Can We Enhance the Quality of Mobile Crowdsensing Data Without Ground Truth?
Jiajie Li, Bo Gu, Shimin Gong, Zhou Su, Mohsen Guizani
TL;DR
This paper tackles the challenge of evaluating and improving mobile crowdsensing data quality in the absence of ground truth. It introduces PRBTD, a framework that combines a correlation-focused spatio-temporal Transformer (CFSTTN) for ground-truth prediction, a data-implication analysis to stabilize quality assessment, and a reputation-based truth discovery module to identify low-quality data and malicious users. By integrating prediction, implications, and reputations, PRBTD achieves higher data quality and better malicious-MU detection, even in scenarios with noisy history, bursty values, or sparse data, as demonstrated on the TaxiBJ dataset. The approach offers practical value for real-time MCS deployments, enabling more reliable sensing data and smarter incentive and governance mechanisms. Key contributions include the CFSTTN-based prediction, the implication-driven data features, and the iterative reputation-based TD with data-implied feedback loops.
Abstract
Mobile crowdsensing (MCS) has emerged as a prominent trend across various domains.
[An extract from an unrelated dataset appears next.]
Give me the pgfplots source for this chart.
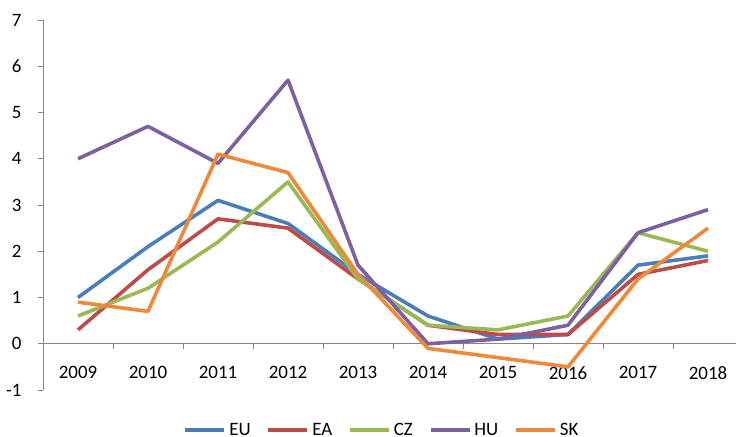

However, ensuring the quality of the sensing data submitted by mobile users (MUs) remains a complex and challenging problem. To address this challenge, an advanced method is needed to detect low-quality sensing data and identify malicious MUs that may disrupt the normal operations of an MCS system. Therefore, this article proposes a prediction- and reputation-based truth discovery (PRBTD) framework, which can separate low-quality data from high-quality data in sensing tasks. First, we apply a correlation-focused spatio-temporal Transformer network that learns from the historical sensing data and predicts the ground truth of the data submitted by MUs. However, due to the noise in historical data for training and the bursty values within sensing data, the prediction results can be inaccurate. To address this issue, we use the implications among the sensing data, which are learned from the prediction results but are stable and less affected by inaccurate predictions, to evaluate the quality of the data. Finally, we design a reputation-based truth discovery (TD) module for identifying low-quality data with their implications. Given the sensing data submitted by MUs, PRBTD can eliminate the data with heavy noise and identify malicious MUs with high accuracy. Extensive experimental results demonstrate that the PRBTD method outperforms existing methods in terms of identification accuracy and data quality enhancement.